___ The input

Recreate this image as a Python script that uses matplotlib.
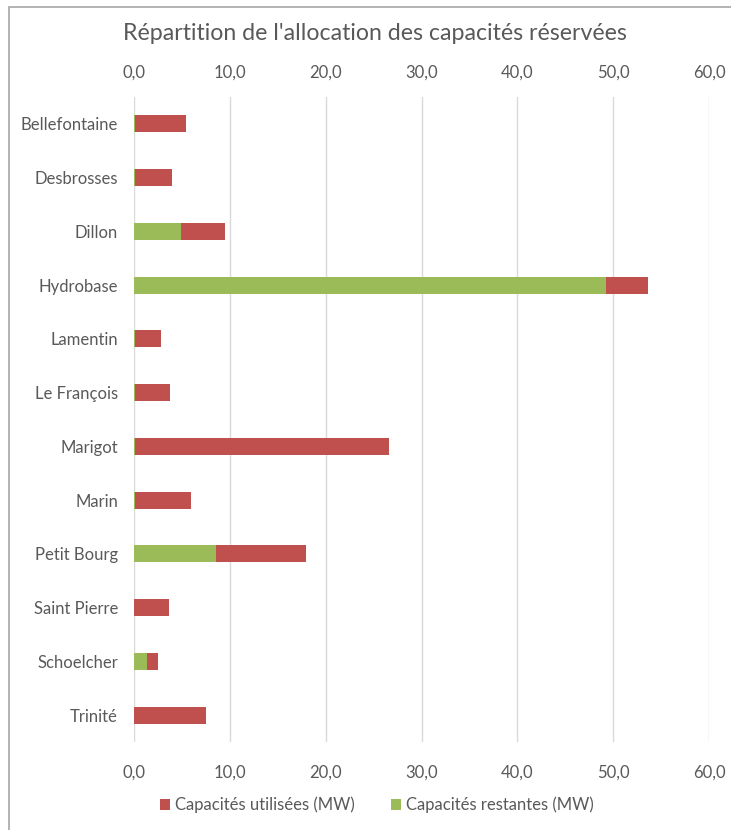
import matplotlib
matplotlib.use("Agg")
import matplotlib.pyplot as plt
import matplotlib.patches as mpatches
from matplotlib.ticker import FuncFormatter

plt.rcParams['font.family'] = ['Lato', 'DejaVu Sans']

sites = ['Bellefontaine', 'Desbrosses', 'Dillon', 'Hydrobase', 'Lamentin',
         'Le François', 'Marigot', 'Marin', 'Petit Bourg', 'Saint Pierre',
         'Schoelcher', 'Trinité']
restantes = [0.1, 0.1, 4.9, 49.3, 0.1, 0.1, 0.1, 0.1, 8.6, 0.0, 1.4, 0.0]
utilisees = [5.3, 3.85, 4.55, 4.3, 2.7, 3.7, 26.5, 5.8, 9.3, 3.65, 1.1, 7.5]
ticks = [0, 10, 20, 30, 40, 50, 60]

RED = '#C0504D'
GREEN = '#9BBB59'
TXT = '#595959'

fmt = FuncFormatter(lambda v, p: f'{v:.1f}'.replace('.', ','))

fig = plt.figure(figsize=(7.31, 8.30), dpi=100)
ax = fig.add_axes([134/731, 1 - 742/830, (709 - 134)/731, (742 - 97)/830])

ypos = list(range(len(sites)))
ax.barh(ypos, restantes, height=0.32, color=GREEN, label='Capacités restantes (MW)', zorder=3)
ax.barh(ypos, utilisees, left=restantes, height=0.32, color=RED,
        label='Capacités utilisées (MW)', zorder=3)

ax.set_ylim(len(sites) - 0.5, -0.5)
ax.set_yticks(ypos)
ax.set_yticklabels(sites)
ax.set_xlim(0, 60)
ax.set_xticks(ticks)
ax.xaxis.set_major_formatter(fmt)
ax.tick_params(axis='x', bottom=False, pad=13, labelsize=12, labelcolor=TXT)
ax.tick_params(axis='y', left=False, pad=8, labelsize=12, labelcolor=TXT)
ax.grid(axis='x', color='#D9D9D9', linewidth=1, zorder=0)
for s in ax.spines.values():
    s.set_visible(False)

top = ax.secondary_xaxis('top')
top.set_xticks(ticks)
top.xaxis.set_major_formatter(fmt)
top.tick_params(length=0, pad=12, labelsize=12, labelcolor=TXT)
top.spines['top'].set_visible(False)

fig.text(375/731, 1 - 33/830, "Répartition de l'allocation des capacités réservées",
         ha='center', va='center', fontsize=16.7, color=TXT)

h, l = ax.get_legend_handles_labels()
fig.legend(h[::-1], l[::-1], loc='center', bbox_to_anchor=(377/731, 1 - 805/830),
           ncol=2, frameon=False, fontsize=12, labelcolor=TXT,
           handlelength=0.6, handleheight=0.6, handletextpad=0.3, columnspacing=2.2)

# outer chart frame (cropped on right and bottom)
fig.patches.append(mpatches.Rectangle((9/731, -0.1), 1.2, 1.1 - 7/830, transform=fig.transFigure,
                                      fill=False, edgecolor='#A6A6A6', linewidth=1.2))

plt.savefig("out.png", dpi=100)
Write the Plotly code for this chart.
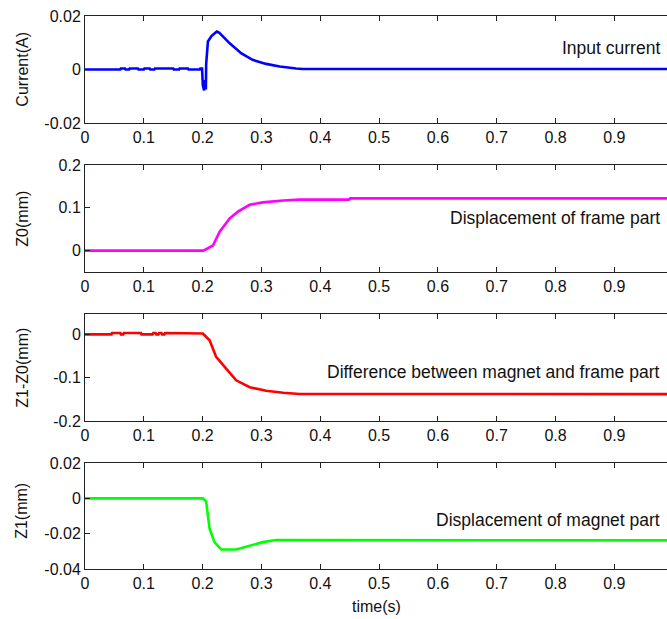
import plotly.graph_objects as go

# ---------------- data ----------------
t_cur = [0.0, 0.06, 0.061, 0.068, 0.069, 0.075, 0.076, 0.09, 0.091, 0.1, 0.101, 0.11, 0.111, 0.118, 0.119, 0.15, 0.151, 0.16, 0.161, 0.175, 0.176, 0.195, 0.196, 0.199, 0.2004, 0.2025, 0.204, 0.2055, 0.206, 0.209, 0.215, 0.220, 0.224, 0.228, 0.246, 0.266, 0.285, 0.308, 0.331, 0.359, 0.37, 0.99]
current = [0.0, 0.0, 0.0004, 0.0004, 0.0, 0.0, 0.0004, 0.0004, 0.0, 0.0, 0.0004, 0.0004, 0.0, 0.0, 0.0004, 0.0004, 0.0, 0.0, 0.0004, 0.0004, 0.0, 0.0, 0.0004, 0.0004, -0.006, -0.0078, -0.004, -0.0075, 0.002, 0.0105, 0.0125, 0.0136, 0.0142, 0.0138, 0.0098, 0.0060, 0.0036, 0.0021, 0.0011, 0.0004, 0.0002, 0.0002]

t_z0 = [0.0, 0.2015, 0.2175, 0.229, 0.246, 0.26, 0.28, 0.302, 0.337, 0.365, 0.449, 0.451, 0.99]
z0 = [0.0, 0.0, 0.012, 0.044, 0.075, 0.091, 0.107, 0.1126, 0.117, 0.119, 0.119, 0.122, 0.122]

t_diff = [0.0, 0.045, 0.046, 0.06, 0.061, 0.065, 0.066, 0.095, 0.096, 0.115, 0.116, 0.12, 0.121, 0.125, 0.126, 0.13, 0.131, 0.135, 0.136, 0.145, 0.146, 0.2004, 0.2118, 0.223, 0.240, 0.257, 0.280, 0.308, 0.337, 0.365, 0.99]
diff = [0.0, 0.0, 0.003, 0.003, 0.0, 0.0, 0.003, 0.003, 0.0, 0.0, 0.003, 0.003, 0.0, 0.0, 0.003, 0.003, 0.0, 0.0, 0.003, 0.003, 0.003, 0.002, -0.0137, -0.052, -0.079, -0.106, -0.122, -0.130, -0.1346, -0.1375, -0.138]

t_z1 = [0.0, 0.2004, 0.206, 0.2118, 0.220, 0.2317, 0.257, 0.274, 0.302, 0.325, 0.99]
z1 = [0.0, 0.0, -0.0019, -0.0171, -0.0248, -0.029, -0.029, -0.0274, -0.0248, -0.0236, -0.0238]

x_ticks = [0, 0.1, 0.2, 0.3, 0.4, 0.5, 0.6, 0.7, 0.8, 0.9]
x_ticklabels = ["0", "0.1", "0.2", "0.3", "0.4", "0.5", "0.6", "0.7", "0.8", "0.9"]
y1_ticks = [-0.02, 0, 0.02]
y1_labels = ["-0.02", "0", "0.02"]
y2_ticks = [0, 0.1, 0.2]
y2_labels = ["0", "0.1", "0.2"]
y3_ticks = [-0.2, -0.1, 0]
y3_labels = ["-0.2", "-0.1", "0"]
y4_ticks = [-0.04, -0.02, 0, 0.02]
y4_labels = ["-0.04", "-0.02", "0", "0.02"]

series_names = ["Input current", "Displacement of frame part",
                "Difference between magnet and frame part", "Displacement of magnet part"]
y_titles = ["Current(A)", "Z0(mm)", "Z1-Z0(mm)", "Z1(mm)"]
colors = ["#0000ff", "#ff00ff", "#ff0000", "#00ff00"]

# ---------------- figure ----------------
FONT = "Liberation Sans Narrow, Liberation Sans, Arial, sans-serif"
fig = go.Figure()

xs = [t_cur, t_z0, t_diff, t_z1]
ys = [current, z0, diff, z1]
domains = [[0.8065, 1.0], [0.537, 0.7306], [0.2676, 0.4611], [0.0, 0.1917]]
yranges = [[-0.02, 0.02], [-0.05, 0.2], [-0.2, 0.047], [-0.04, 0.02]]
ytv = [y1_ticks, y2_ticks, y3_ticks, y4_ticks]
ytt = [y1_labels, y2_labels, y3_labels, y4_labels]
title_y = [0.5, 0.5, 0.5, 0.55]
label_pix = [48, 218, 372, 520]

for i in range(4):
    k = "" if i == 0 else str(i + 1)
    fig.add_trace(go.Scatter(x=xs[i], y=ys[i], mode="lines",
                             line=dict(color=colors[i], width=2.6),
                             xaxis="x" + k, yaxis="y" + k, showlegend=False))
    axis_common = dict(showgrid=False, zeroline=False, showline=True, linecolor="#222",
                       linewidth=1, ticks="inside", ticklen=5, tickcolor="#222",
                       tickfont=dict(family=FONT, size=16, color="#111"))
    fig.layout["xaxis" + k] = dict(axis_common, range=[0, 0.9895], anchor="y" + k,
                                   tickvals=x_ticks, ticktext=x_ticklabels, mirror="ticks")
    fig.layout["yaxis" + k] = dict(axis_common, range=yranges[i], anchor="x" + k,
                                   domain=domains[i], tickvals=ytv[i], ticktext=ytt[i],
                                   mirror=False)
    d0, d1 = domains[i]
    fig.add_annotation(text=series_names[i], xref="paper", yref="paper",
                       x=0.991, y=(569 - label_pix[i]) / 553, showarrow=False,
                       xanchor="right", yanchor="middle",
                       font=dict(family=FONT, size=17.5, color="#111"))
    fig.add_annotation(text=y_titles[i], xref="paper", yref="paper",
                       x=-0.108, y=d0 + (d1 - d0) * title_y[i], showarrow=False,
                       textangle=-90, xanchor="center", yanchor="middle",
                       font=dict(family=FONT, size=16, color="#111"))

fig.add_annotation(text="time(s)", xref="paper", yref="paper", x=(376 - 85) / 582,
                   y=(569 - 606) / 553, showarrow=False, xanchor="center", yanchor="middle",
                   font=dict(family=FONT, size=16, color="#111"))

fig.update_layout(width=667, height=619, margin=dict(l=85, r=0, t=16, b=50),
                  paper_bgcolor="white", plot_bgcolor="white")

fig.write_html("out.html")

______

> [Given problem] Among the entries above, how many lines hold the string "chart"? Respond with nothing but the number.

> [Result] 2